Although the individual performance of each gambling firm and their declared profits will dominate sentiment, there are wider concerns which also play a role. Here’s a closer look at how to understand what’s happening in the world of gaming and how to trade the sector on the stock market.
The US has had a notoriously difficult relationship with gambling, with players forced to accept draconian laws in many of the states. With the exception of Vegas, gambling has received bad press in the US, making it difficult for any change in legislation.
In recent times, the tide had begun to turn with a number of states opting to legalise online casinos and gambling. This hadn’t been possible prior to 2011 due to the interpretation of the Federal Wire Act. However, with clarification from the Department of Justice in 2011, the doors were opened for states to legalise online casino games and poker.
Some of the states were quick to adopt new laws, such as Pennsylvania, New Jersey and West Virginia.

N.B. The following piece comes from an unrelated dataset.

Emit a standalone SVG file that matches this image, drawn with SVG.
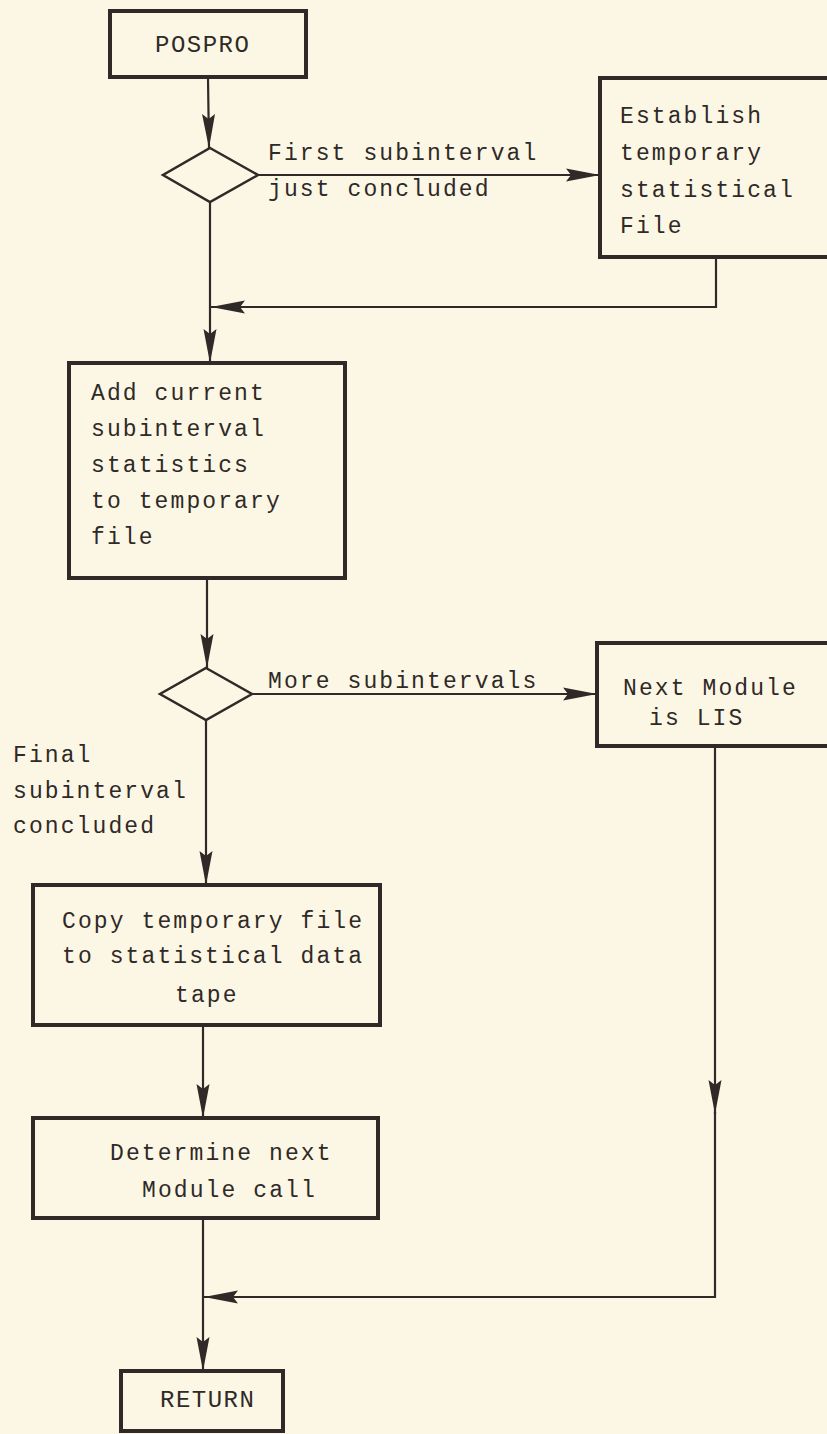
<svg xmlns="http://www.w3.org/2000/svg" width="827" height="1434" viewBox="0 0 827 1434">
<defs>
<style>
.bg{fill:#fcf7e5}
.box{fill:none;stroke:#2f2927;stroke-width:4}
.dia{fill:none;stroke:#2f2927;stroke-width:2.5}
.c{fill:none;stroke:#2f2927;stroke-width:2.2}
.t{font-family:"Liberation Mono","Courier New",monospace;font-size:23px;letter-spacing:2.1px;fill:#2f2927}
.k{font-family:"Liberation Mono","Courier New",monospace;font-size:24px;letter-spacing:1.5px;fill:#2f2927}
</style>
<marker id="ah" markerUnits="userSpaceOnUse" markerWidth="40" markerHeight="16" refX="34" refY="6.5" orient="auto" overflow="visible">
<path d="M0,0 L34,6.5 L0,13 L5,6.5 Z" fill="#2f2927"/>
</marker>
</defs>
<rect class="bg" x="0" y="0" width="827" height="1434"/>
<g id="connectors">
<path class="c" d="M208,78 L209,148" marker-end="url(#ah)"/>
<path class="c" d="M258,175 L600,175" marker-end="url(#ah)"/>
<path class="c" d="M210,202 L210,363" marker-end="url(#ah)"/>
<path class="c" d="M716,257 L716,307 L211,307" marker-end="url(#ah)"/>
<path class="c" d="M207,578 L207,668" marker-end="url(#ah)"/>
<path class="c" d="M252,694 L597,694" marker-end="url(#ah)"/>
<path class="c" d="M206,720 L206,885" marker-end="url(#ah)"/>
<path class="c" d="M203,1025 L203,1118" marker-end="url(#ah)"/>
<path class="c" d="M203,1218 L203,1371" marker-end="url(#ah)"/>
<path class="c" d="M715,746 L715,1114" marker-end="url(#ah)"/>
<path class="c" d="M715,1112 L715,1297 L204,1297" marker-end="url(#ah)"/>
</g>
<g id="pospro">
<rect class="box" x="110" y="11" width="196" height="66"/>
<text class="k" x="155" y="52">POSPRO</text>
</g>
<g id="decision1">
<polygon class="dia" points="210,148 258,175 210,202 163,175"/>
<text class="t" x="268" y="160">First subinterval</text>
<text class="t" x="268" y="196">just concluded</text>
</g>
<g id="establish">
<rect class="box" x="600" y="78" width="260" height="179"/>
<text class="t" x="620" y="123">Establish</text>
<text class="t" x="620" y="160">temporary</text>
<text class="t" x="620" y="197">statistical</text>
<text class="t" x="620" y="233">File</text>
</g>
<g id="addcurrent">
<rect class="box" x="69" y="363" width="276" height="215"/>
<text class="t" x="91" y="400">Add current</text>
<text class="t" x="91" y="436">subinterval</text>
<text class="t" x="91" y="472">statistics</text>
<text class="t" x="91" y="508">to temporary</text>
<text class="t" x="91" y="544">file</text>
</g>
<g id="decision2">
<polygon class="dia" points="206,668 252,694 206,720 160,694"/>
<text class="t" x="268" y="688">More subintervals</text>
<text class="t" x="13" y="762">Final</text>
<text class="t" x="13" y="798">subinterval</text>
<text class="t" x="13" y="833">concluded</text>
</g>
<g id="nextmodule">
<rect class="box" x="597" y="643" width="263" height="103"/>
<text class="t" x="623" y="695">Next Module</text>
<text class="t" x="649" y="725">is LIS</text>
</g>
<g id="copy">
<rect class="box" x="33" y="885" width="347" height="140"/>
<text class="t" x="62" y="928">Copy temporary file</text>
<text class="t" x="62" y="963">to statistical data</text>
<text class="t" x="175" y="1002">tape</text>
</g>
<g id="determine">
<rect class="box" x="33" y="1118" width="345" height="100"/>
<text class="t" x="110" y="1160">Determine next</text>
<text class="t" x="142" y="1197">Module call</text>
</g>
<g id="return">
<rect class="box" x="121" y="1371" width="162" height="60"/>
<text class="k" x="160" y="1407">RETURN</text>
</g>
</svg>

Until now the take-up had been slow, with a laborious process in every state which often faced stiff opposition. However, falling taxes and revenue has forced many states to reconsider legalisation of online gambling.
This news was well-received by the stock market with the share prices of gambling firms rising on both sides of the Atlantic.
One sign that there is more confidence in the gaming sector is Entain’s rejection of a takeover bid from MGM. The parent firm of PartyCasino, an online casino platform across seven countries, Entain, has recently ventured into the arena of sports betting which only became legal in the US in 2018. Since its legalisation, 20 states have passed laws to allow sports betting, paving the way for sport book firms to offer their services.
Entain and MGM have been partnered since 2018, with BetMGM launched to offer sports betting and casino play. Combining MGM’s branding with Entain technology, the company has proved to be a huge success. It plans to be up and running in at least 20 states by December 2021.
In a move separate to their ongoing partnership, MGM made a £8.1 billion bid to buy out Entain. The price represented a 22% uplift on the share price of Entain, but it was firmly rejected by the board as failing to properly value the company.
This rejection shows the strength of Entain, and the confidence they have in growing their business. The ex-CEO Shay Segev announced plans last year to double or even triple the size of Entain, using a variety of tech-led strategies.
Therefore, if you're looking for some insight into the market, there are clear signs that gaming has plenty of growth and is only just beginning to bloom in the US, leaving lots of upside to exploit.